In the entries below, count every line containing "chart". Return the number and nothing else.
** START OF Extracted records **
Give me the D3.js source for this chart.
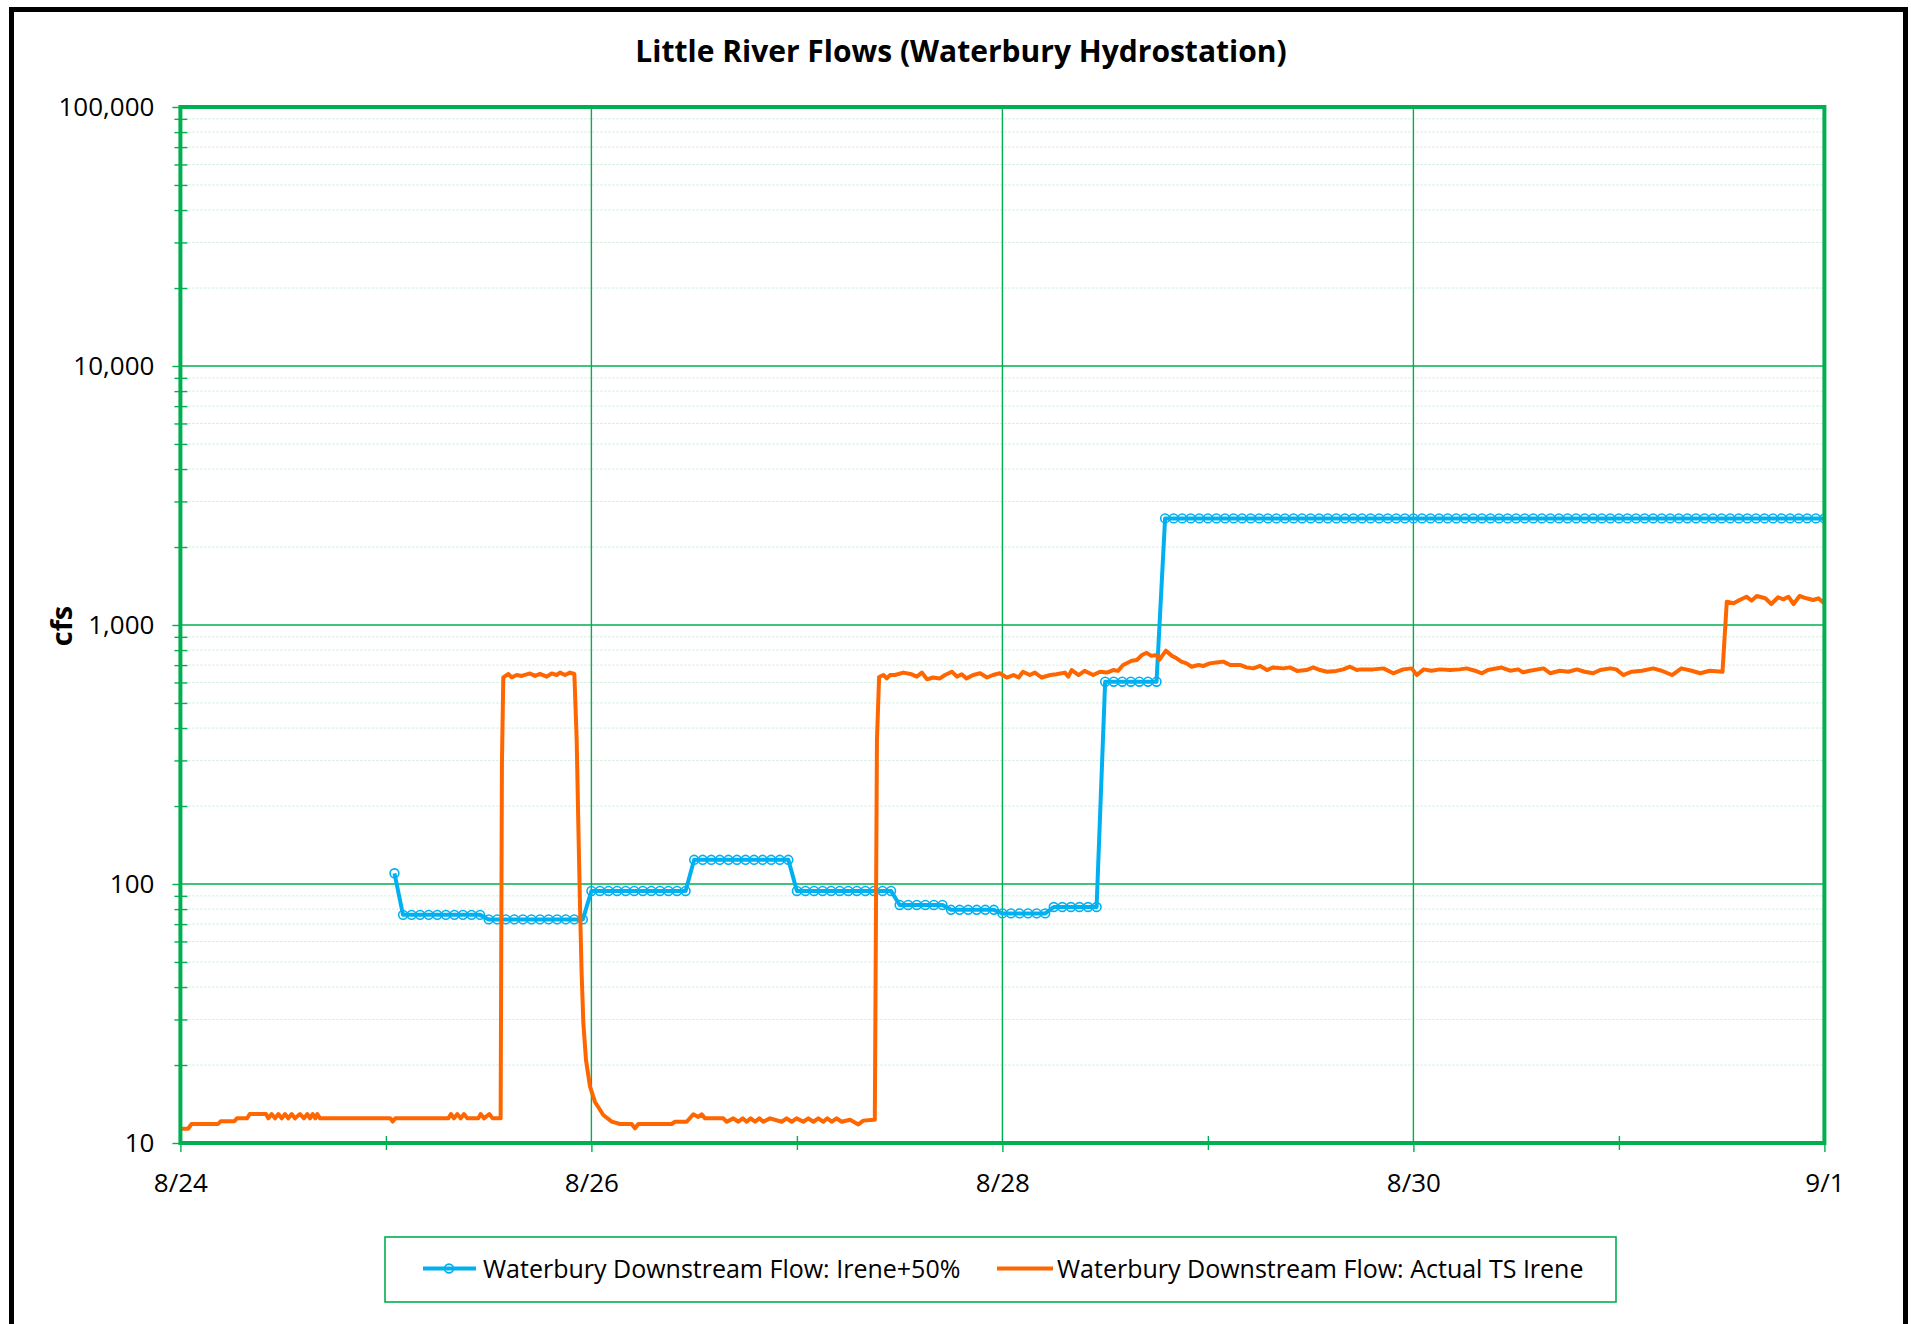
<!DOCTYPE html>
<html>
<head>
<meta charset="utf-8">
<script src="https://d3js.org/d3.v7.min.js"></script>
<style>
  body { margin: 0; background: #fff; }
  svg { display: block; font-family: "Open Sans", "Noto Sans", sans-serif; }
</style>
</head>
<body>
<svg id="chart" width="1911" height="1324"></svg>
<script>
// hours are counted from 8/24 00:00
var xTickHours = [0, 48, 96, 144, 192];
var xTickLabels = ["8/24", "8/26", "8/28", "8/30", "9/1"];
var xMinorHours = [24, 72, 120, 168];
var yTickValues = [10, 100, 1000, 10000, 100000];
var seriesNames = ["Waterbury Downstream Flow: Irene+50%", "Waterbury Downstream Flow: Actual TS Irene"];

// Irene+50% : hourly values, 8/25 01:00 (hour 25) through 9/1 00:00 (hour 192)
var blueHours = d3.range(25, 193);
var blueFlow = [110,
  76, 76, 76, 76, 76, 76, 76, 76, 76, 76,
  73, 73, 73, 73, 73, 73, 73, 73, 73, 73, 73, 73,
  94, 94, 94, 94, 94, 94, 94, 94, 94, 94, 94, 94,
  124, 124, 124, 124, 124, 124, 124, 124, 124, 124, 124, 124,
  94, 94, 94, 94, 94, 94, 94, 94, 94, 94, 94, 94,
  83, 83, 83, 83, 83, 83,
  79.5, 79.5, 79.5, 79.5, 79.5, 79.5,
  77, 77, 77, 77, 77, 77,
  81.5, 81.5, 81.5, 81.5, 81.5, 81.5,
  604, 604, 604, 604, 604, 604, 604,
  2580, 2580, 2580, 2580, 2580, 2580, 2580, 2580, 2580, 2580, 2580, 2580, 2580,
  2580, 2580, 2580, 2580, 2580, 2580, 2580, 2580, 2580, 2580, 2580, 2580, 2580,
  2580, 2580, 2580, 2580, 2580, 2580, 2580, 2580, 2580, 2580, 2580, 2580, 2580,
  2580, 2580, 2580, 2580, 2580, 2580, 2580, 2580, 2580, 2580, 2580, 2580, 2580,
  2580, 2580, 2580, 2580, 2580, 2580, 2580, 2580, 2580, 2580, 2580, 2580, 2580,
  2580, 2580, 2580, 2580, 2580, 2580, 2580, 2580, 2580, 2580, 2580, 2580, 2580];

// Actual TS Irene : readings (hour, cfs)
var orangeHours = [0, 0.9, 1.3, 4.4, 4.7, 6.3, 6.6, 7.8, 8.1, 10.0,
  10.27, 10.66, 11.05, 11.44, 11.83, 12.22, 12.6, 13.0, 13.38, 13.97,
  14.43, 14.82, 15.14, 15.45, 15.76, 15.99, 16.3, 24.5, 24.8, 25.1,
  31.3, 31.6, 31.95, 32.34, 32.73, 33.12, 33.51, 34.79, 35.07, 35.46,
  36.08, 36.47, 37.4, 37.55, 37.71, 38.3, 38.69, 39.27, 39.86, 40.83,
  41.41, 42.0, 42.78, 43.36, 43.94, 44.33, 44.92, 45.5, 46.01, 46.28,
  46.47, 46.67, 46.86, 47.06, 47.37, 47.84, 48.42, 49.39, 50.37, 51.34,
  52.7, 53.09, 53.48, 57.37, 57.76, 59.13, 59.9, 60.48, 60.88, 61.27,
  63.4, 63.8, 64.58, 65.16, 65.67, 66.13, 66.6, 67.11, 67.61, 68.08,
  68.86, 70.22, 70.8, 71.39, 71.97, 72.75, 73.33, 73.92, 74.5, 75.09,
  75.55, 76.06, 76.64, 77.23, 78.2, 79.18, 79.76, 80.93, 81.1, 81.35,
  81.6, 82.1, 82.5, 82.87, 83.46, 84.43, 85.4, 86.0, 86.6, 87.2,
  87.9, 88.7, 89.3, 90.1, 90.7, 91.25, 91.8, 92.6, 93.4, 94.2,
  94.9, 95.7, 96.5, 97.3, 97.9, 98.4, 99.2, 99.8, 100.6, 101.6,
  102.3, 103.3, 103.7, 104.1, 104.9, 105.6, 106.6, 107.4, 108.2, 108.95,
  109.5, 110.1, 111.1, 111.7, 112.3, 112.85, 113.4, 114.0, 114.3, 115.1,
  115.8, 116.35, 116.9, 117.5, 118.1, 118.9, 119.5, 120.2, 121.0, 121.8,
  122.6, 123.75, 124.5, 125.3, 126.1, 126.9, 127.6, 128.8, 129.6, 130.4,
  131.5, 132.3, 133.1, 133.9, 135.0, 135.8, 136.6, 137.4, 137.8, 139.3,
  140.5, 141.65, 142.8, 143.8, 144.4, 145.2, 146.1, 147.1, 148.3, 149.4,
  150.2, 151.2, 152.0, 152.7, 154.3, 155.3, 156.25, 156.8, 157.6, 159.2,
  160.0, 161.1, 162.1, 163.1, 164.0, 165.0, 165.8, 167.0, 167.7, 168.5,
  169.5, 170.7, 172.0, 173.0, 174.2, 175.3, 176.5, 177.5, 178.6, 180.1,
  180.6, 181.4, 182.1, 182.9, 183.5, 184.1, 185.1, 185.8, 186.6, 187.2,
  187.8, 188.4, 189.1, 189.9, 190.7, 191.3, 191.9, 192];
var orangeFlow = [11.35, 11.35, 11.84, 11.84, 12.13, 12.13, 12.45, 12.45, 12.94, 12.94,
  12.45, 12.94, 12.45, 12.94, 12.45, 12.94, 12.45, 12.94, 12.45, 12.94,
  12.45, 12.94, 12.45, 12.94, 12.45, 12.94, 12.45, 12.45, 12.1, 12.45,
  12.45, 12.94, 12.45, 12.94, 12.45, 12.94, 12.45, 12.45, 12.94, 12.45,
  12.94, 12.45, 12.45, 290, 628, 647, 628, 641, 636, 650,
  636, 647, 632, 650, 641, 655, 641, 655, 647, 360,
  172, 82, 45, 29, 20.9, 16.5, 14.4, 12.83, 12.09, 11.84,
  11.84, 11.4, 11.84, 11.84, 12.08, 12.08, 12.9, 12.6, 12.9, 12.45,
  12.45, 12.08, 12.45, 12.08, 12.45, 12.08, 12.45, 12.08, 12.45, 12.08,
  12.45, 12.08, 12.45, 12.08, 12.45, 12.08, 12.45, 12.08, 12.45, 12.08,
  12.45, 12.08, 12.45, 12.08, 12.3, 11.8, 12.2, 12.3, 12.3, 360,
  630, 641, 622, 641, 641, 655, 645, 632, 655, 617,
  627, 622, 641, 660, 632, 645, 622, 641, 651, 627,
  641, 651, 627, 641, 627, 660, 641, 655, 627, 641,
  645, 655, 632, 670, 641, 665, 641, 660, 655, 670,
  665, 701, 728, 733, 766, 781, 760, 766, 733, 796,
  760, 744, 722, 711, 690, 701, 695, 711, 716, 722,
  701, 701, 686, 680, 695, 670, 686, 680, 686, 665,
  670, 686, 670, 660, 665, 674, 690, 670, 674, 674,
  680, 651, 674, 680, 641, 674, 666, 674, 670, 674,
  680, 666, 651, 670, 685, 666, 674, 656, 666, 680,
  651, 666, 660, 674, 660, 651, 670, 680, 674, 641,
  660, 666, 680, 666, 641, 680, 666, 651, 666, 660,
  1230, 1213, 1249, 1286, 1242, 1294, 1268, 1205, 1280, 1256,
  1286, 1205, 1294, 1268, 1249, 1268, 1220, 1220];

var GREEN = "#00B050", BLUE = "#00B0F0", ORANGE = "#FF6600";
var plotLeft = 180.4, plotRight = 1824.4, plotTop = 107, plotBottom = 1143;

var svg = d3.select("#chart");

// outer chart frame (runs off the bottom of the picture)
svg.append("rect")
  .attr("x", 11.5).attr("y", 9.5).attr("width", 1894).attr("height", 1340)
  .attr("fill", "#fff").attr("stroke", "#000").attr("stroke-width", 5);

var x = d3.scaleLinear().domain([0, 192]).range([plotLeft, plotRight]);
var y = d3.scaleLog().domain([10, 100000]).range([plotBottom, plotTop]);

var yMinor = [];
yTickValues.slice(0, -1).forEach(function(d) {
  for (var k = 2; k < 10; k++) yMinor.push(d * k);
});

// minor gridlines
svg.append("g").selectAll("line").data(yMinor).join("line")
  .attr("x1", plotLeft).attr("x2", plotRight)
  .attr("y1", d => y(d)).attr("y2", d => y(d))
  .attr("stroke", "#c6ebd6").attr("stroke-width", 1).attr("stroke-dasharray", "2,2");

// major gridlines
svg.append("g").selectAll("line").data(yTickValues.slice(1, -1)).join("line")
  .attr("x1", plotLeft).attr("x2", plotRight)
  .attr("y1", d => y(d)).attr("y2", d => y(d))
  .attr("stroke", GREEN).attr("stroke-width", 1.4);
svg.append("g").selectAll("line").data(xTickHours.slice(1, -1)).join("line")
  .attr("x1", d => x(d)).attr("x2", d => x(d))
  .attr("y1", plotTop).attr("y2", plotBottom)
  .attr("stroke", GREEN).attr("stroke-width", 1.4);

// axes
function styleAxis(g) {
  g.select(".domain").remove();
  g.selectAll(".tick line").attr("stroke", GREEN).attr("stroke-width", 1.4);
  g.selectAll(".tick text").attr("fill", "#000").attr("font-size", 26)
    .attr("font-family", "'Open Sans', 'Noto Sans', sans-serif");
}
svg.append("g").attr("transform", "translate(" + plotLeft + ",0)")
  .call(d3.axisLeft(y).tickValues(yTickValues).tickFormat(d3.format(",")).tickSize(8).tickPadding(18))
  .call(styleAxis);
svg.append("g").attr("transform", "translate(" + (plotLeft + 7) + ",0)")
  .call(d3.axisLeft(y).tickValues(yMinor).tickFormat("").tickSize(13))
  .call(styleAxis);
svg.append("g").attr("transform", "translate(0," + plotBottom + ")")
  .call(d3.axisBottom(x).tickValues(xTickHours).tickFormat((d, i) => xTickLabels[i]).tickSize(9).tickPadding(22))
  .call(styleAxis);
svg.append("g").attr("transform", "translate(0," + (plotBottom - 7) + ")")
  .call(d3.axisBottom(x).tickValues(xMinorHours).tickFormat("").tickSize(14))
  .call(styleAxis);

// series
svg.append("clipPath").attr("id", "plotclip").append("rect")
  .attr("x", plotLeft).attr("y", plotTop).attr("width", plotRight - plotLeft).attr("height", plotBottom - plotTop);
var plot = svg.append("g").attr("clip-path", "url(#plotclip)");

var blueData = blueHours.map((h, i) => [h, blueFlow[i]]);
var orangeData = orangeHours.map((h, i) => [h, orangeFlow[i]]);
var line = d3.line().x(d => x(d[0])).y(d => y(d[1]));

plot.append("path").datum(blueData).attr("d", line)
  .attr("fill", "none").attr("stroke", BLUE).attr("stroke-width", 4).attr("stroke-linejoin", "round");
plot.append("g").selectAll("circle").data(blueData).join("circle")
  .attr("cx", d => x(d[0])).attr("cy", d => y(d[1])).attr("r", 4.4)
  .attr("fill", "none").attr("stroke", BLUE).attr("stroke-width", 1.6);
plot.append("path").datum(orangeData).attr("d", line)
  .attr("fill", "none").attr("stroke", ORANGE).attr("stroke-width", 4).attr("stroke-linejoin", "round");

// plot frame
svg.append("rect").attr("x", plotLeft).attr("y", plotTop)
  .attr("width", plotRight - plotLeft).attr("height", plotBottom - plotTop)
  .attr("fill", "none").attr("stroke", GREEN).attr("stroke-width", 4);

// title and axis label
svg.append("text").attr("x", 961).attr("y", 62).attr("text-anchor", "middle")
  .attr("font-size", 30).attr("font-weight", "bold").text("Little River Flows (Waterbury Hydrostation)");
svg.append("text").attr("transform", "translate(72,626) rotate(-90)").attr("text-anchor", "middle")
  .attr("font-size", 29).attr("font-weight", "bold").text("cfs");

// legend
var lg = svg.append("g");
lg.append("rect").attr("x", 385).attr("y", 1237).attr("width", 1231).attr("height", 65)
  .attr("fill", "#fff").attr("stroke", GREEN).attr("stroke-width", 1.6);
lg.append("line").attr("x1", 423).attr("x2", 476).attr("y1", 1268.5).attr("y2", 1268.5)
  .attr("stroke", BLUE).attr("stroke-width", 4);
lg.append("circle").attr("cx", 449).attr("cy", 1268.5).attr("r", 4.4)
  .attr("fill", "none").attr("stroke", BLUE).attr("stroke-width", 1.6);
lg.append("text").attr("x", 483).attr("y", 1278).attr("font-size", 25).text(seriesNames[0]);
lg.append("line").attr("x1", 997).attr("x2", 1053).attr("y1", 1268.5).attr("y2", 1268.5)
  .attr("stroke", ORANGE).attr("stroke-width", 4);
lg.append("text").attr("x", 1057).attr("y", 1278).attr("font-size", 25).text(seriesNames[1]);
</script>
</body>
</html>
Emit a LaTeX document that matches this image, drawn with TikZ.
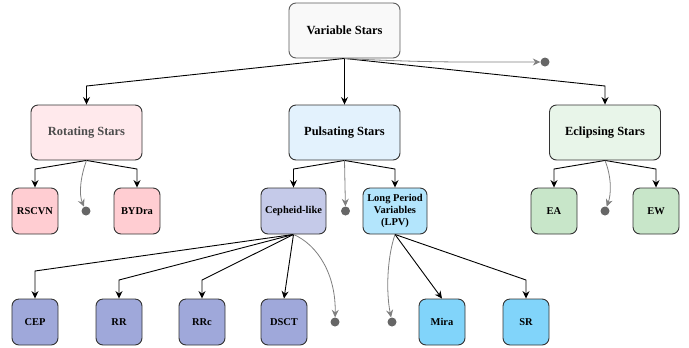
\documentclass[tikz,border=0pt]{standalone}
\usepackage{fontspec}
\setmainfont{Liberation Serif}
\usetikzlibrary{arrows.meta}

\definecolor{boxline}{HTML}{333333}
\definecolor{rootfill}{HTML}{F9F9F9}
\definecolor{rotfill}{HTML}{FFE9EC}
\definecolor{rotleaf}{HTML}{FFCDD2}
\definecolor{pulfill}{HTML}{E3F2FD}
\definecolor{cepfill}{HTML}{C5CAE9}
\definecolor{cepleaf}{HTML}{9FA8DA}
\definecolor{lpvfill}{HTML}{B3E5FC}
\definecolor{lpvleaf}{HTML}{81D4FA}
\definecolor{eclfill}{HTML}{E8F5E9}
\definecolor{eclleaf}{HTML}{C8E6C9}
\definecolor{grayline}{HTML}{7F7F7F}
\definecolor{dotgray}{HTML}{666666}

\tikzset{
  box/.style={draw=boxline, line width=0.9bp, rounded corners=7bp, align=center,
    inner sep=2bp, font=\bfseries\fontsize{10.5}{12.5}\selectfont},
  bigbox/.style={box, minimum width=111bp, minimum height=55bp,
    font=\bfseries\fontsize{12.5}{15}\selectfont},
  leafbox/.style={box, minimum width=46bp, minimum height=46bp},
  midbox/.style={box, minimum width=65bp, minimum height=46bp},
  edge/.style={-{Stealth[length=7.5bp,width=7bp,inset=2.5bp]}, line width=0.9bp},
  sideedge/.style={edge, draw=grayline, line width=0.8bp},
  dot/.style={circle, fill=dotgray, inner sep=0pt, minimum size=9bp}
}

\begin{document}
\begin{tikzpicture}[x=1bp,y=-1bp]
\useasboundingbox (0,0) rectangle (689,347);

% top level
\node[bigbox, draw=boxline!80, fill=rootfill] (vs) at (344.5,30.5) {Variable Stars};
\node[dot] (d0) at (545,62) {};

% classes
\node[bigbox, fill=rotfill, text=black!70] (rot) at (86.5,132.5) {Rotating Stars};
\node[bigbox, fill=pulfill] (pul) at (344.5,132.5) {Pulsating Stars};
\node[bigbox, fill=eclfill] (ecl) at (605,132.5) {Eclipsing Stars};

% second row
\node[leafbox, fill=rotleaf] (rscvn) at (35,211) {RSCVN};
\node[dot] (d1) at (86,211) {};
\node[leafbox, fill=rotleaf] (bydra) at (137,211) {BYDra};
\node[midbox, fill=cepfill] (ceph) at (293.5,211) {Cepheid-like};
\node[dot] (d2) at (345.5,211) {};
\node[midbox, minimum width=64bp, fill=lpvfill] (lpv) at (395,211) {Long Period\\Variables\\(LPV)};
\node[leafbox, fill=eclleaf] (ea) at (554,211) {EA};
\node[dot] (d3) at (605,211) {};
\node[leafbox, fill=eclleaf] (ew) at (656,211) {EW};

% third row
\node[leafbox, fill=cepleaf] (cep) at (35,322) {CEP};
\node[leafbox, fill=cepleaf] (rr) at (119,322) {RR};
\node[leafbox, fill=cepleaf] (rrc) at (202,322) {RRc};
\node[leafbox, fill=cepleaf] (dsct) at (284,322) {DSCT};
\node[dot] (d4) at (335,322) {};
\node[dot] (d5) at (392,322) {};
\node[leafbox, fill=lpvleaf] (mira) at (442,322) {Mira};
\node[leafbox, fill=lpvleaf] (sr) at (526,322) {SR};

% connectors
\draw[edge] (vs.south) -- (rot.north |- 0,86) -- (rot.north);
\draw[edge] (vs.south) -- (pul.north);
\draw[edge] (vs.south) -- (ecl.north |- 0,86) -- (ecl.north);
\draw[sideedge] (vs.south) .. controls (430,63) and (480,62) .. (d0);

\draw[edge] (rot.south) -- (rscvn.north |- 0,169) -- (rscvn.north);
\draw[edge] (rot.south) -- (bydra.north |- 0,169) -- (bydra.north);
\draw[sideedge] (rot.south) .. controls (80,178) and (79,195) .. (d1);

\draw[edge] (pul.south) -- (ceph.north |- 0,169) -- (ceph.north);
\draw[edge] (pul.south) -- (lpv.north |- 0,169) -- (lpv.north);
\draw[sideedge] (pul.south) -- (d2);

\draw[edge] (ecl.south) -- (ea.north |- 0,169) -- (ea.north);
\draw[edge] (ecl.south) -- (ew.north |- 0,169) -- (ew.north);
\draw[sideedge] (ecl.south) .. controls (612,178) and (611,195) .. (d3);

\draw[edge] (ceph.south) -- (cep.north |- 0,271) -- (cep.north);
\draw[edge] (ceph.south) -- (rr.north |- 0,280) -- (rr.north);
\draw[edge] (ceph.south) -- (rrc.north |- 0,280) -- (rrc.north);
\draw[edge] (ceph.south) -- (dsct.north);
\draw[sideedge] (ceph.south) .. controls (318,245) and (336,275) .. (d4);

\draw[edge] (lpv.south) -- (mira.north);
\draw[edge] (lpv.south) -- (sr.north |- 0,280) -- (sr.north);
\draw[sideedge] (lpv.south) .. controls (387,258) and (386,292) .. (d5);
\end{tikzpicture}
\end{document}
** END OF Extracted records **
→ Response to the task
4